What to work on> In the lines below, output everything from the first line through the line containing "const SAMPLE_STEP = 2;" exactly as it is. Pictures are not part of the output.

Recorded data>

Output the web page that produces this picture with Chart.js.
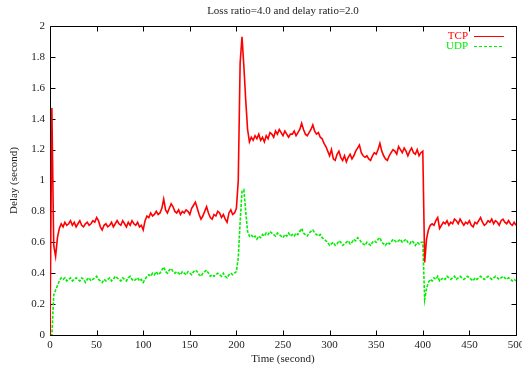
<!DOCTYPE html>
<html>
<head>
<meta charset="utf-8">
<style>
  html, body { margin: 0; padding: 0; background: #fff; }
  #wrap { width: 522px; height: 366px; position: relative; }
</style>
<script src="https://cdn.jsdelivr.net/npm/chart.js@4/dist/chart.umd.min.js"></script>
</head>
<body>
<div id="wrap"><canvas id="delay-chart"></canvas></div>
<script>
const TITLE = "Loss ratio=4.0 and delay ratio=2.0";
const X_TITLE = "Time (second)";
const Y_TITLE = "Delay (second)";
const SERIES_NAMES = ["TCP", "UDP"];
const SAMPLE_STEP = 2; // seconds between samples, 0..500

// TCP delay, one value every 2 s (rows of 20 s)
const tcpDelay = [
  0, 1.47, 0.58, 0.51, 0.63, 0.69, 0.72, 0.70, 0.73, 0.71,
  0.72, 0.74, 0.71, 0.73, 0.70, 0.72, 0.74, 0.71, 0.70, 0.72,
  0.73, 0.71, 0.72, 0.74, 0.73, 0.76, 0.74, 0.70, 0.68, 0.71,
  0.72, 0.70, 0.71, 0.73, 0.70, 0.72, 0.74, 0.72, 0.71, 0.74,
  0.72, 0.70, 0.73, 0.71, 0.74, 0.72, 0.71, 0.73, 0.70, 0.71,
  0.68, 0.74, 0.77, 0.76, 0.79, 0.77, 0.78, 0.80, 0.78, 0.79,
  0.82, 0.88, 0.81, 0.79, 0.82, 0.85, 0.83, 0.80, 0.79, 0.81,
  0.78, 0.80, 0.79, 0.81, 0.80, 0.78, 0.82, 0.84, 0.86, 0.82,
  0.78, 0.75, 0.77, 0.80, 0.83, 0.79, 0.76, 0.75, 0.78, 0.77,
  0.80, 0.79, 0.76, 0.78, 0.75, 0.73, 0.79, 0.81, 0.78, 0.79,
  0.82, 1.00, 1.76, 1.93, 1.74, 1.52, 1.33, 1.25, 1.28, 1.26,
  1.29, 1.27, 1.30, 1.26, 1.28, 1.25, 1.29, 1.27, 1.31, 1.30,
  1.28, 1.32, 1.30, 1.33, 1.31, 1.29, 1.32, 1.30, 1.28, 1.30,
  1.30, 1.32, 1.29, 1.31, 1.33, 1.37, 1.33, 1.30, 1.29, 1.31,
  1.33, 1.36, 1.32, 1.30, 1.31, 1.28, 1.27, 1.24, 1.22, 1.19,
  1.16, 1.20, 1.14, 1.13, 1.17, 1.19, 1.15, 1.13, 1.16, 1.12,
  1.15, 1.17, 1.14, 1.16, 1.19, 1.21, 1.23, 1.18, 1.16, 1.15,
  1.16, 1.14, 1.13, 1.16, 1.18, 1.17, 1.20, 1.24, 1.19, 1.16,
  1.14, 1.13, 1.16, 1.18, 1.20, 1.19, 1.17, 1.22, 1.20, 1.18,
  1.21, 1.19, 1.16, 1.19, 1.21, 1.18, 1.17, 1.20, 1.16, 1.18,
  1.19, 0.47, 0.62, 0.68, 0.71, 0.72, 0.71, 0.74, 0.76, 0.69,
  0.71, 0.73, 0.72, 0.74, 0.71, 0.73, 0.72, 0.75, 0.74, 0.72,
  0.75, 0.73, 0.71, 0.73, 0.72, 0.74, 0.71, 0.70, 0.73, 0.72,
  0.74, 0.76, 0.73, 0.71, 0.72, 0.74, 0.73, 0.75, 0.72, 0.74,
  0.73, 0.71, 0.74, 0.75, 0.73, 0.72, 0.74, 0.72, 0.71, 0.73,
  0.71,
];

// UDP delay, same sampling
const udpDelay = [
  0, 0, 0.26, 0.29, 0.32, 0.35, 0.37, 0.36, 0.37, 0.35,
  0.36, 0.37, 0.35, 0.36, 0.37, 0.36, 0.35, 0.37, 0.36, 0.34,
  0.36, 0.37, 0.35, 0.36, 0.37, 0.38, 0.36, 0.35, 0.34, 0.36,
  0.35, 0.36, 0.37, 0.35, 0.36, 0.38, 0.37, 0.36, 0.35, 0.37,
  0.36, 0.35, 0.37, 0.38, 0.36, 0.35, 0.36, 0.37, 0.35, 0.36,
  0.34, 0.36, 0.38, 0.39, 0.38, 0.40, 0.39, 0.41, 0.39, 0.40,
  0.42, 0.44, 0.41, 0.40, 0.42, 0.43, 0.41, 0.40, 0.41, 0.40,
  0.39, 0.41, 0.40, 0.39, 0.41, 0.40, 0.39, 0.41, 0.42, 0.41,
  0.39, 0.38, 0.40, 0.41, 0.42, 0.40, 0.38, 0.39, 0.38, 0.39,
  0.40, 0.39, 0.38, 0.40, 0.38, 0.37, 0.39, 0.40, 0.39, 0.40,
  0.41, 0.50, 0.73, 0.93, 0.94, 0.80, 0.67, 0.64, 0.65, 0.63,
  0.64, 0.62, 0.64, 0.63, 0.65, 0.64, 0.66, 0.65, 0.67, 0.66,
  0.65, 0.64, 0.66, 0.65, 0.64, 0.63, 0.65, 0.64, 0.66, 0.64,
  0.65, 0.64, 0.66, 0.65, 0.67, 0.69, 0.66, 0.65, 0.64, 0.66,
  0.67, 0.68, 0.66, 0.65, 0.64, 0.65, 0.63, 0.62, 0.61, 0.60,
  0.58, 0.59, 0.60, 0.58, 0.59, 0.61, 0.60, 0.58, 0.59, 0.60,
  0.61, 0.59, 0.60, 0.62, 0.61, 0.63, 0.62, 0.60, 0.59, 0.58,
  0.60, 0.59, 0.58, 0.60, 0.61, 0.60, 0.62, 0.63, 0.60, 0.59,
  0.58, 0.60, 0.59, 0.60, 0.62, 0.61, 0.60, 0.61, 0.62, 0.60,
  0.61, 0.62, 0.60, 0.59, 0.61, 0.60, 0.58, 0.60, 0.59, 0.60,
  0.60, 0.23, 0.30, 0.34, 0.36, 0.35, 0.37, 0.36, 0.38, 0.35,
  0.36, 0.37, 0.36, 0.38, 0.37, 0.36, 0.37, 0.38, 0.36, 0.37,
  0.38, 0.37, 0.36, 0.37, 0.38, 0.37, 0.36, 0.35, 0.37, 0.36,
  0.37, 0.38, 0.37, 0.36, 0.37, 0.38, 0.37, 0.36, 0.37, 0.38,
  0.37, 0.36, 0.37, 0.38, 0.37, 0.36, 0.37, 0.36, 0.35, 0.36,
  0.35,
];

const X_TICKS = [0, 50, 100, 150, 200, 250, 300, 350, 400, 450, 500];
const Y_TICKS = [0, 0.2, 0.4, 0.6, 0.8, 1, 1.2, 1.4, 1.6, 1.8, 2];

const RED = "#ff0000";
const GREEN = "#00ee00";
const INK = "#222";
const SERIF = "'Liberation Serif', 'DejaVu Serif', serif";

function toPoints(values) {
  return values.map((v, i) => ({ x: i * SAMPLE_STEP, y: v }));
}

// gnuplot-like frame with inward ticks on all four sides
const frameTicks = {
  id: "frameTicks",
  beforeDatasetsDraw(chart) {
    const { ctx, chartArea: a, scales } = chart;
    const L = Math.round(a.left) + 0.5, R = Math.round(a.right) + 0.5;
    const T = Math.round(a.top) + 0.5, B = Math.round(a.bottom) + 0.5;
    ctx.save();
    ctx.strokeStyle = "#000";
    ctx.lineWidth = 1;
    ctx.beginPath();
    ctx.rect(L, T, R - L, B - T);
    X_TICKS.forEach((v) => {
      const x = Math.round(scales.x.getPixelForValue(v)) + 0.5;
      ctx.moveTo(x, B); ctx.lineTo(x, B - 5);
      ctx.moveTo(x, T); ctx.lineTo(x, T + 5);
    });
    Y_TICKS.forEach((v) => {
      const y = Math.round(scales.y.getPixelForValue(v)) + 0.5;
      ctx.moveTo(L, y); ctx.lineTo(L + 5, y);
      ctx.moveTo(R, y); ctx.lineTo(R - 5, y);
    });
    ctx.stroke();
    ctx.restore();
  },
  afterDraw(chart) {
    const { ctx, chartArea: a } = chart;
    ctx.save();
    ctx.font = "11px " + SERIF;
    ctx.fillStyle = INK;
    ctx.textAlign = "center";
    ctx.textBaseline = "middle";
    ctx.fillText(TITLE, (a.left + a.right) / 2, 11);
    ctx.fillText(X_TITLE, (a.left + a.right) / 2, 359);
    ctx.save();
    ctx.translate(14, (a.top + a.bottom) / 2);
    ctx.rotate(-Math.PI / 2);
    ctx.fillText(Y_TITLE, 0, 0);
    ctx.restore();

    // key, top right inside the frame
    const keys = [
      { name: SERIES_NAMES[0], color: RED, dash: [], y: 36 },
      { name: SERIES_NAMES[1], color: GREEN, dash: [3, 2], y: 46 },
    ];
    keys.forEach((k) => {
      ctx.fillStyle = k.color;
      ctx.textAlign = "right";
      ctx.fillText(k.name, 468, k.y);
      ctx.strokeStyle = k.color;
      ctx.lineWidth = 1;
      ctx.setLineDash(k.dash);
      ctx.beginPath();
      ctx.moveTo(474, k.y + 0.5);
      ctx.lineTo(504, k.y + 0.5);
      ctx.stroke();
    });
    ctx.restore();
  },
};

const canvas = document.getElementById("delay-chart");
new Chart(canvas, {
  type: "line",
  data: {
    datasets: [
      {
        label: SERIES_NAMES[0],
        data: toPoints(tcpDelay),
        borderColor: RED,
        borderWidth: 1.6,
        pointRadius: 0,
        tension: 0,
      },
      {
        label: SERIES_NAMES[1],
        data: toPoints(udpDelay),
        borderColor: GREEN,
        borderWidth: 1.6,
        borderDash: [3, 1.5],
        pointRadius: 0,
        tension: 0,
      },
    ],
  },
  options: {
    responsive: true,
    maintainAspectRatio: false,
    animation: false,
    events: [],
    layout: { padding: { left: 0, right: 6, top: 26, bottom: 0 } },
    plugins: {
      legend: { display: false },
      title: { display: false },
      tooltip: { enabled: false },
    },
    scales: {
      x: {
        type: "linear",
        min: 0,
        max: 500,
        afterFit: (s) => { s.height = 31; s.paddingLeft = 0; s.paddingRight = 0; },
        afterBuildTicks: (s) => { s.ticks = X_TICKS.map((v) => ({ value: v })); },
        ticks: { color: INK, padding: 4, maxRotation: 0, font: { size: 11, family: SERIF } },
        grid: { display: false, drawTicks: false },
        border: { display: false },
      },
      y: {
        min: 0,
        max: 2,
        afterFit: (s) => { s.width = 50; s.paddingTop = 0; s.paddingBottom = 0; },
        afterBuildTicks: (s) => { s.ticks = Y_TICKS.map((v) => ({ value: v })); },
        ticks: {
          color: INK,
          padding: 5,
          font: { size: 11, family: SERIF },
          callback: (v) => String(+Number(v).toFixed(1)),
        },
        grid: { display: false, drawTicks: false },
        border: { display: false },
      },
    },
  },
  plugins: [frameTicks],
});
</script>
</body>
</html>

Task response>
Output the web page that produces this picture with Chart.js.
<!DOCTYPE html>
<html>
<head>
<meta charset="utf-8">
<style>
  html, body { margin: 0; padding: 0; background: #fff; }
  #wrap { width: 522px; height: 366px; position: relative; }
</style>
<script src="https://cdn.jsdelivr.net/npm/chart.js@4/dist/chart.umd.min.js"></script>
</head>
<body>
<div id="wrap"><canvas id="delay-chart"></canvas></div>
<script>
const TITLE = "Loss ratio=4.0 and delay ratio=2.0";
const X_TITLE = "Time (second)";
const Y_TITLE = "Delay (second)";
const SERIES_NAMES = ["TCP", "UDP"];
const SAMPLE_STEP = 2; // seconds between samples, 0..500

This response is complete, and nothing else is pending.